━━━ DATA BLOCK ━━━
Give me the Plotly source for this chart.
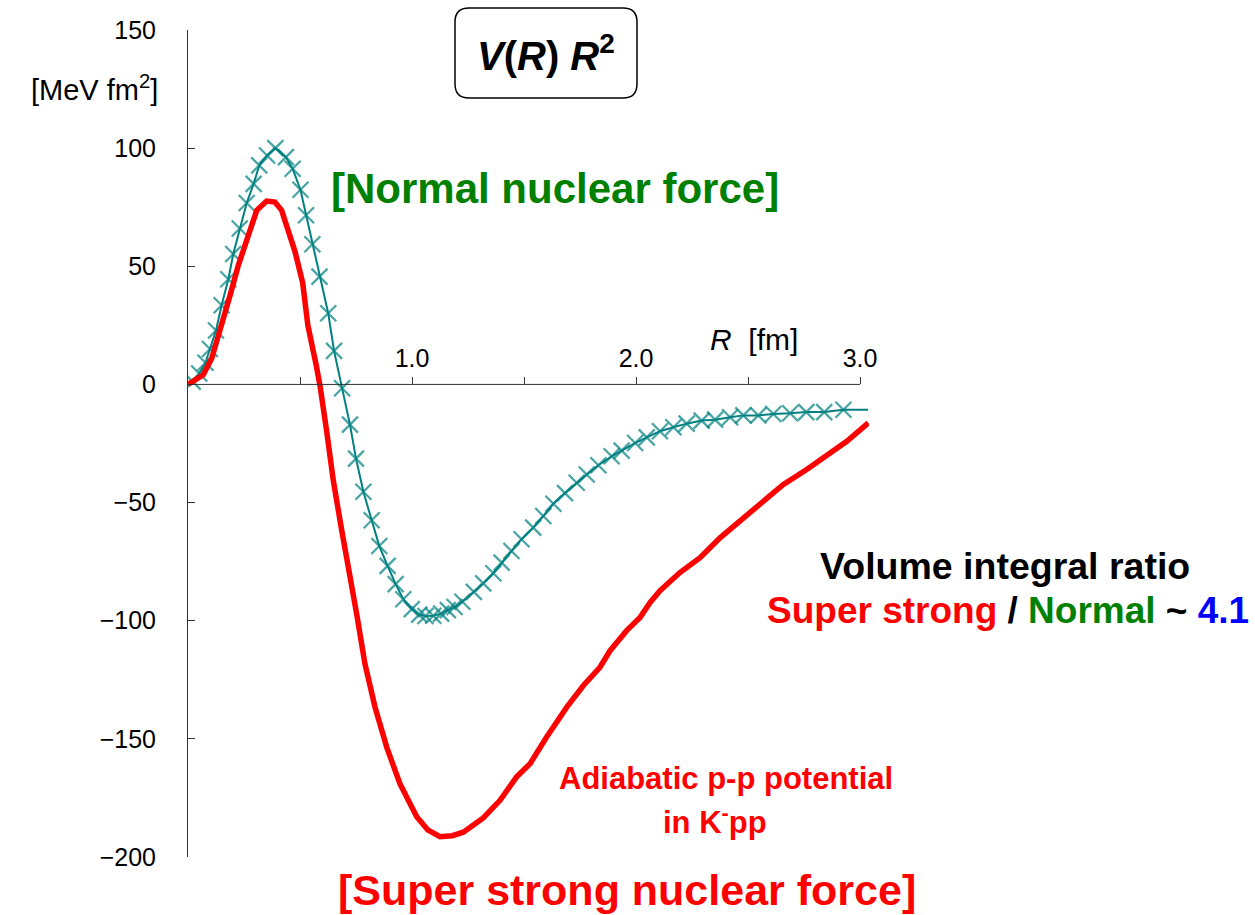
import plotly.graph_objects as go

# ---------------- data ----------------
normal_R = [0.0, 0.021, 0.05, 0.078, 0.098, 0.125, 0.15, 0.18, 0.202, 0.231, 0.262, 0.293, 0.318,
            0.353, 0.39, 0.437, 0.467, 0.502, 0.527, 0.555, 0.587, 0.626, 0.652, 0.688, 0.723,
            0.75, 0.783, 0.82, 0.854, 0.891, 0.927, 0.961, 0.999, 1.032, 1.06, 1.095, 1.13,
            1.16, 1.19, 1.225, 1.276, 1.318, 1.363, 1.40, 1.444, 1.489, 1.541, 1.586, 1.631,
            1.683, 1.735, 1.78, 1.832, 1.891, 1.936, 1.996, 2.048, 2.107, 2.167, 2.226, 2.293,
            2.353, 2.42, 2.479, 2.546, 2.613, 2.688, 2.76, 2.84, 2.926, 3.036]
normal_V = [0.0, 1.2, 4.6, 9.2, 15.0, 22.8, 33.5, 44.5, 55.2, 66.0, 76.8, 84.9, 92.7,
            96.9, 100.0, 96.2, 91.3, 82.4, 71.6, 59.3, 45.6, 30.1, 14.2, -1.6, -17.0,
            -31.4, -45.4, -57.5, -68.4, -76.8, -84.5, -90.9, -95.1, -97.4, -98.0, -97.9, -97.0,
            -95.5, -94.2, -92.0, -87.8, -84.2, -79.9, -75.4, -70.5, -65.5, -60.6, -55.7, -50.5,
            -46.0, -41.6, -38.1, -34.2, -30.4, -28.0, -24.8, -22.4, -19.8, -18.1, -16.6, -15.3,
            -14.9, -13.9, -13.1, -13.1, -12.5, -12.2, -11.7, -11.7, -10.7, -10.7]

strong_R = [0.0, 0.009, 0.068, 0.106, 0.143, 0.188, 0.225, 0.262, 0.284, 0.307, 0.351, 0.388,
            0.418, 0.441, 0.478, 0.512, 0.535, 0.572, 0.59, 0.619, 0.649, 0.686, 0.723, 0.753,
            0.790, 0.835, 0.887, 0.946, 1.021, 1.07, 1.125, 1.18, 1.229, 1.318, 1.393, 1.467,
            1.527, 1.601, 1.691, 1.765, 1.839, 1.884, 1.958, 2.018, 2.063, 2.107, 2.196, 2.286,
            2.375, 2.479, 2.568, 2.658, 2.762, 2.851, 2.941, 3.037]
strong_V = [0.0, 0.5, 4.1, 11.1, 22.4, 37.8, 50.5, 61.7, 67.4, 73.7, 77.6, 77.2,
            73.7, 67.4, 56.1, 43.0, 25.0, 8.3, -1.0, -19.8, -40.9, -61.6, -80.1, -97.2,
            -118.3, -136.6, -153.5, -169.0, -183.0, -188.5, -191.4, -191.0, -189.5, -183.5, -176.0, -166.1,
            -160.5, -149.2, -136.6, -127.4, -119.7, -112.7, -104.2, -98.6, -92.3, -87.3, -79.6, -73.3,
            -64.9, -56.4, -49.4, -42.3, -36.0, -30.4, -24.1, -16.3]

x_tick_vals = [0.5, 1.0, 1.5, 2.0, 2.5, 3.0]
x_tick_text = ["", "1.0", "", "2.0", "", "3.0"]
y_tick_vals = [-200, -150, -100, -50, 0, 50, 100, 150]

# ---------------- layout geometry ----------------
W, H = 1255, 915
ML, MR, MT, MB = 188, 386, 30, 58
PW, PH = W - ML - MR, H - MT - MB
X_RANGE = [0, 3.04]
Y_RANGE = [-200, 150]
FONT = "Liberation Sans, Arial, sans-serif"


def fx(px):
    return (px - ML) / PW


def fy(py):
    return (H - MB - py) / PH


fig = go.Figure()

marker_sizes = [0] + [16] * (len(normal_R) - 2) + [0]
fig.add_trace(go.Scatter(
    x=normal_R, y=normal_V, mode="lines+markers",
    line=dict(color="#008080", width=2),
    marker=dict(symbol="x-thin", size=marker_sizes, color="#008080",
                line=dict(color="#008080", width=2.3)),
    hoverinfo="skip", showlegend=False))

fig.add_trace(go.Scatter(
    x=strong_R, y=strong_V, mode="lines",
    line=dict(color="#FF0000", width=5.5),
    hoverinfo="skip", showlegend=False))

# x axis line at V = 0
fig.add_shape(type="line", xref="x", yref="y", x0=0, x1=3.0, y0=0, y1=0,
              line=dict(color="#333333", width=1))


def rounded_rect(x0, y0, x1, y1, r):
    pts = [
        ("M", [(x0 + r, y0)]),
        ("L", [(x1 - r, y0)]),
        ("Q", [(x1, y0), (x1, y0 + r)]),
        ("L", [(x1, y1 - r)]),
        ("Q", [(x1, y1), (x1 - r, y1)]),
        ("L", [(x0 + r, y1)]),
        ("Q", [(x0, y1), (x0, y1 - r)]),
        ("L", [(x0, y0 + r)]),
        ("Q", [(x0, y0), (x0 + r, y0)]),
    ]
    s = ""
    for cmd, ps in pts:
        s += cmd + " " + " ".join(f"{fx(a):.5f},{fy(b):.5f}" for a, b in ps) + " "
    return s + "Z"


fig.add_shape(type="path", xref="paper", yref="paper",
              path=rounded_rect(455, 8, 637, 98, 14),
              line=dict(color="black", width=1.5), fillcolor="rgba(0,0,0,0)")

ann = []


def add(text, px, py, size, color="black", xanchor="center"):
    ann.append(dict(text=text, x=fx(px), y=fy(py), xref="paper", yref="paper",
                    xanchor=xanchor, yanchor="middle", showarrow=False,
                    font=dict(family=FONT, size=size, color=color)))


add("[MeV fm<sup>2</sup>]", 160, 88, 29, xanchor="right")
add("<b><i>V</i>(<i>R</i>) <i>R</i><sup>2</sup></b>", 546, 53, 40)
add("<b>[Normal nuclear force]</b>", 555, 188, 42, color="#008000")
add("<i>R</i>&nbsp; [fm]", 754, 340, 30)
add("<b>Adiabatic p-p potential</b>", 726, 778, 31, color="#FF0000")
add("<b>in K<sup>-</sup>pp</b>", 715, 820, 31, color="#FF0000")
add("<b>[Super strong nuclear force]</b>", 627, 890, 43, color="#FF0000")
add("<b>Volume integral ratio</b>", 1005, 566, 37.5)
add("<b><span style='color:#FF0000'>Super strong</span> / "
    "<span style='color:#008000'>Normal</span> ~ "
    "<span style='color:#0000FF'>4.1</span></b>", 1008, 610, 37)

fig.update_layout(
    width=W, height=H,
    margin=dict(l=ML, r=MR, t=MT, b=MB, autoexpand=False),
    paper_bgcolor="white", plot_bgcolor="white",
    showlegend=False,
    font=dict(family=FONT, size=25, color="black"),
    annotations=ann,
    xaxis=dict(range=X_RANGE, anchor="free", position=(0 - Y_RANGE[0]) / (Y_RANGE[1] - Y_RANGE[0]),
               side="top", showline=False, showgrid=False, zeroline=False,
               ticks="outside", ticklen=7, tickwidth=1, tickcolor="#333333",
               tickvals=x_tick_vals, ticktext=x_tick_text,
               tickfont=dict(family=FONT, size=25, color="black"),
               automargin=False, fixedrange=True),
    yaxis=dict(range=Y_RANGE, showline=True, linecolor="#333333", linewidth=1,
               showgrid=False, zeroline=False,
               ticks="inside", ticklen=7, tickwidth=1, tickcolor="#333333",
               tickvals=y_tick_vals, tickformat="d",
               tickfont=dict(family=FONT, size=25, color="black"),
               ticklabelstandoff=26, automargin=False, fixedrange=True),
)

fig.write_html("out.html")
━━━
■ EXERCISE DESCRIPTION
Set every line down exactly as written, leaving each picture out.

■ WRITTEN SOLUTION
Give me the Plotly source for this chart.
import plotly.graph_objects as go

# ---------------- data ----------------
normal_R = [0.0, 0.021, 0.05, 0.078, 0.098, 0.125, 0.15, 0.18, 0.202, 0.231, 0.262, 0.293, 0.318,
            0.353, 0.39, 0.437, 0.467, 0.502, 0.527, 0.555, 0.587, 0.626, 0.652, 0.688, 0.723,
            0.75, 0.783, 0.82, 0.854, 0.891, 0.927, 0.961, 0.999, 1.032, 1.06, 1.095, 1.13,
            1.16, 1.19, 1.225, 1.276, 1.318, 1.363, 1.40, 1.444, 1.489, 1.541, 1.586, 1.631,
            1.683, 1.735, 1.78, 1.832, 1.891, 1.936, 1.996, 2.048, 2.107, 2.167, 2.226, 2.293,
            2.353, 2.42, 2.479, 2.546, 2.613, 2.688, 2.76, 2.84, 2.926, 3.036]
normal_V = [0.0, 1.2, 4.6, 9.2, 15.0, 22.8, 33.5, 44.5, 55.2, 66.0, 76.8, 84.9, 92.7,
            96.9, 100.0, 96.2, 91.3, 82.4, 71.6, 59.3, 45.6, 30.1, 14.2, -1.6, -17.0,
            -31.4, -45.4, -57.5, -68.4, -76.8, -84.5, -90.9, -95.1, -97.4, -98.0, -97.9, -97.0,
            -95.5, -94.2, -92.0, -87.8, -84.2, -79.9, -75.4, -70.5, -65.5, -60.6, -55.7, -50.5,
            -46.0, -41.6, -38.1, -34.2, -30.4, -28.0, -24.8, -22.4, -19.8, -18.1, -16.6, -15.3,
            -14.9, -13.9, -13.1, -13.1, -12.5, -12.2, -11.7, -11.7, -10.7, -10.7]

strong_R = [0.0, 0.009, 0.068, 0.106, 0.143, 0.188, 0.225, 0.262, 0.284, 0.307, 0.351, 0.388,
            0.418, 0.441, 0.478, 0.512, 0.535, 0.572, 0.59, 0.619, 0.649, 0.686, 0.723, 0.753,
            0.790, 0.835, 0.887, 0.946, 1.021, 1.07, 1.125, 1.18, 1.229, 1.318, 1.393, 1.467,
            1.527, 1.601, 1.691, 1.765, 1.839, 1.884, 1.958, 2.018, 2.063, 2.107, 2.196, 2.286,
            2.375, 2.479, 2.568, 2.658, 2.762, 2.851, 2.941, 3.037]
strong_V = [0.0, 0.5, 4.1, 11.1, 22.4, 37.8, 50.5, 61.7, 67.4, 73.7, 77.6, 77.2,
            73.7, 67.4, 56.1, 43.0, 25.0, 8.3, -1.0, -19.8, -40.9, -61.6, -80.1, -97.2,
            -118.3, -136.6, -153.5, -169.0, -183.0, -188.5, -191.4, -191.0, -189.5, -183.5, -176.0, -166.1,
            -160.5, -149.2, -136.6, -127.4, -119.7, -112.7, -104.2, -98.6, -92.3, -87.3, -79.6, -73.3,
            -64.9, -56.4, -49.4, -42.3, -36.0, -30.4, -24.1, -16.3]

x_tick_vals = [0.5, 1.0, 1.5, 2.0, 2.5, 3.0]
x_tick_text = ["", "1.0", "", "2.0", "", "3.0"]
y_tick_vals = [-200, -150, -100, -50, 0, 50, 100, 150]

# ---------------- layout geometry ----------------
W, H = 1255, 915
ML, MR, MT, MB = 188, 386, 30, 58
PW, PH = W - ML - MR, H - MT - MB
X_RANGE = [0, 3.04]
Y_RANGE = [-200, 150]
FONT = "Liberation Sans, Arial, sans-serif"


def fx(px):
    return (px - ML) / PW


def fy(py):
    return (H - MB - py) / PH


fig = go.Figure()

marker_sizes = [0] + [16] * (len(normal_R) - 2) + [0]
fig.add_trace(go.Scatter(
    x=normal_R, y=normal_V, mode="lines+markers",
    line=dict(color="#008080", width=2),
    marker=dict(symbol="x-thin", size=marker_sizes, color="#008080",
                line=dict(color="#008080", width=2.3)),
    hoverinfo="skip", showlegend=False))

fig.add_trace(go.Scatter(
    x=strong_R, y=strong_V, mode="lines",
    line=dict(color="#FF0000", width=5.5),
    hoverinfo="skip", showlegend=False))

# x axis line at V = 0
fig.add_shape(type="line", xref="x", yref="y", x0=0, x1=3.0, y0=0, y1=0,
              line=dict(color="#333333", width=1))


def rounded_rect(x0, y0, x1, y1, r):
    pts = [
        ("M", [(x0 + r, y0)]),
        ("L", [(x1 - r, y0)]),
        ("Q", [(x1, y0), (x1, y0 + r)]),
        ("L", [(x1, y1 - r)]),
        ("Q", [(x1, y1), (x1 - r, y1)]),
        ("L", [(x0 + r, y1)]),
        ("Q", [(x0, y1), (x0, y1 - r)]),
        ("L", [(x0, y0 + r)]),
        ("Q", [(x0, y0), (x0 + r, y0)]),
    ]
    s = ""
    for cmd, ps in pts:
        s += cmd + " " + " ".join(f"{fx(a):.5f},{fy(b):.5f}" for a, b in ps) + " "
    return s + "Z"


fig.add_shape(type="path", xref="paper", yref="paper",
              path=rounded_rect(455, 8, 637, 98, 14),
              line=dict(color="black", width=1.5), fillcolor="rgba(0,0,0,0)")

ann = []


def add(text, px, py, size, color="black", xanchor="center"):
    ann.append(dict(text=text, x=fx(px), y=fy(py), xref="paper", yref="paper",
                    xanchor=xanchor, yanchor="middle", showarrow=False,
                    font=dict(family=FONT, size=size, color=color)))


add("[MeV fm<sup>2</sup>]", 160, 88, 29, xanchor="right")
add("<b><i>V</i>(<i>R</i>) <i>R</i><sup>2</sup></b>", 546, 53, 40)
add("<b>[Normal nuclear force]</b>", 555, 188, 42, color="#008000")
add("<i>R</i>&nbsp; [fm]", 754, 340, 30)
add("<b>Adiabatic p-p potential</b>", 726, 778, 31, color="#FF0000")
add("<b>in K<sup>-</sup>pp</b>", 715, 820, 31, color="#FF0000")
add("<b>[Super strong nuclear force]</b>", 627, 890, 43, color="#FF0000")
add("<b>Volume integral ratio</b>", 1005, 566, 37.5)
add("<b><span style='color:#FF0000'>Super strong</span> / "
    "<span style='color:#008000'>Normal</span> ~ "
    "<span style='color:#0000FF'>4.1</span></b>", 1008, 610, 37)

fig.update_layout(
    width=W, height=H,
    margin=dict(l=ML, r=MR, t=MT, b=MB, autoexpand=False),
    paper_bgcolor="white", plot_bgcolor="white",
    showlegend=False,
    font=dict(family=FONT, size=25, color="black"),
    annotations=ann,
    xaxis=dict(range=X_RANGE, anchor="free", position=(0 - Y_RANGE[0]) / (Y_RANGE[1] - Y_RANGE[0]),
               side="top", showline=False, showgrid=False, zeroline=False,
               ticks="outside", ticklen=7, tickwidth=1, tickcolor="#333333",
               tickvals=x_tick_vals, ticktext=x_tick_text,
               tickfont=dict(family=FONT, size=25, color="black"),
               automargin=False, fixedrange=True),
    yaxis=dict(range=Y_RANGE, showline=True, linecolor="#333333", linewidth=1,
               showgrid=False, zeroline=False,
               ticks="inside", ticklen=7, tickwidth=1, tickcolor="#333333",
               tickvals=y_tick_vals, tickformat="d",
               tickfont=dict(family=FONT, size=25, color="black"),
               ticklabelstandoff=26, automargin=False, fixedrange=True),
)

fig.write_html("out.html")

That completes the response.